Materials Science Research

Additive Manufacturing

We support engineers and researchers from around the world to bring additive manufacturing from prototyping to mass production by using our systems for dimensional, chemical, and mechanical testing and analysis.

Solutions and Support for Industry-Leading Manufacturing Processes

Automotive and aerospace companies are in a constant race to increase energy efficiency and design flexibility, lower production and service costs and reduce manufacturing cycle time while ensuring the reliability and safety of their products. For many of these companies, additive manufacturing (AM) looks like the solution to all of these market demands.  Most rapidly emerging and popular  AM processes for metals are based on a powder bed: a metallic powder is formed into a solid state through melting or sintering. Common melting techniques consist of scanning a laser (Direct Laser Selective Melting, DLSM) or electron beam (Electron Beam Melting - EBM) across subsequent layers of metal powder in a “printer’s” powder bed to build up a final, finished AM part. The technique is also known as powder bed fusion or LPBF. Another AM technology is vat photopolymerization making up close to 50% of the material use in AM. Vat Photopolymerization is a process in which liquid photopolymer in a vat is selectively cured by light-activated polymerization.

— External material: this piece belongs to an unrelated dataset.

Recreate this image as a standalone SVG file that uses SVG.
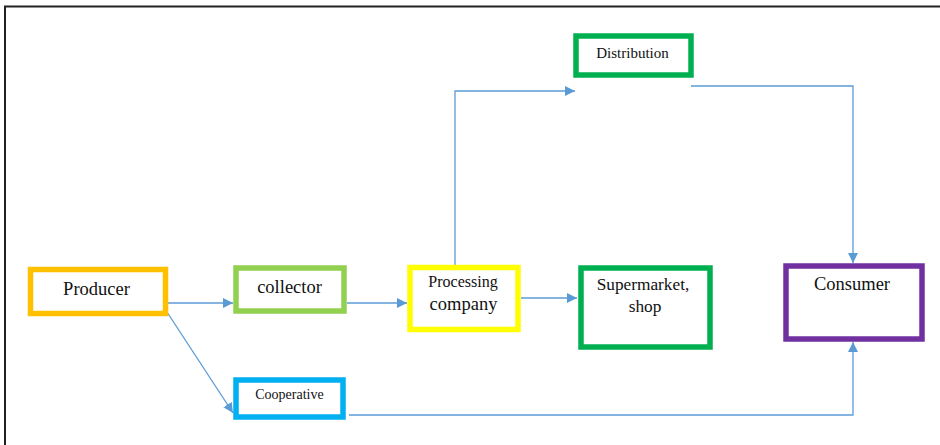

However, many companies find that the move from prototyping to production with AM is challenging. To get defect-free, repeatable results requires process characterization and QA/QC controls that are unique to AM. Bruker has unmatched experience and breadth of solutions to help maximize AM Profits.

Correctly specifying and monitoring the chemical and mechanical properties of raw materials used in the AM process is absolutely critical. Inclusions, voids, porosity variation as well as changes is mechanical properties (hardness, brittleness) can result from improper alloy/mixture use and contamination of incoming, stored and recycled powders.

The AM printing process itself, if not properly characterized, can also be a source of a wide range of defects. An optimum balance needs to be found between scanning speed, laser or electron beam power, beam incident angle, thermal load on the surrounding powder bed, powder particle size, and bed thickness. For vat photopolymerization, not only the mixture composition but also the curing kinetics of the photopolymer is of great importance for the result. To characterize the AM process and monitor witness samples during production and after finishing steps (heat treatment-HIP, milling and grinding/polishing, UV curing), Bruker offers an unmatched suite of products for dimensional, chemical and mechanical testing and analysis.